Dozens of education bills are filed each year in the General Assembly, but this bill’s sponsors make it different. The other two primary sponsors are Sen. Jay Chaudhuri, a Wake County Democrat, and Senate leader Phil Berger, a Rockingham County Republican.
Like House Speaker Tim Moore, Berger rarely is a primary sponsor of bills.
“Despite raising starting teacher salaries and providing teachers with five consecutive raises, we are still seeing the need for more teachers in certain schools around the state,” Berger said in a news release. “This bill provides an effective solution to help alleviate that issue.”
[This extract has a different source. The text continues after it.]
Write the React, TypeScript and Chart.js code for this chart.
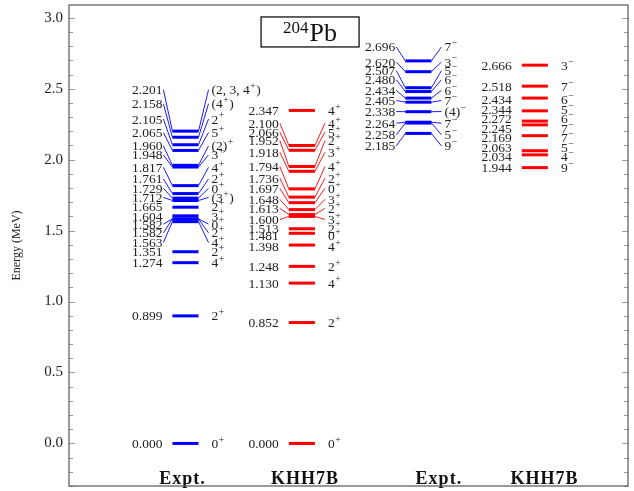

There are more than 1,400 Title I schools in North Carolina. They receive federal Title I funding due to their high percentage of economically disadvantaged students. A number of those schools also received D and F letter grades from the state.
Horner, who was a local school board member for 14 years, said superintendents are eager to bring back their retired teachers. He said it makes no sense that the state’s retirement system makes it easier for retired teachers to go work in the private sector or teach in other states than to return to a North Carolina public school classroom.
Under the bill, returning teachers would get an annual state salary of $35,000. The salary would rise to $40,000 if they’re teaching science, technology, engineering and math (STEM) classes or special education classes.
Between their pensions and their new state salary, Horner said retired teachers could receive more than $70,000 a year if they return to the classroom under the bill. An amendment to the bill also allows the rehired teachers to collect local salary supplements from their school district.
Teachers would have to be retired for at least six months before they could join the new program.
Chaudhuri said other states have brought back recently retired teachers to address teaching shortages.
“This bill brings back our best and brightest veteran teachers into our high-needs schools,” Chaudhuri said in an interview. “If you ask any principal or superintendent, they’ll tell you it’s a win-win bill.”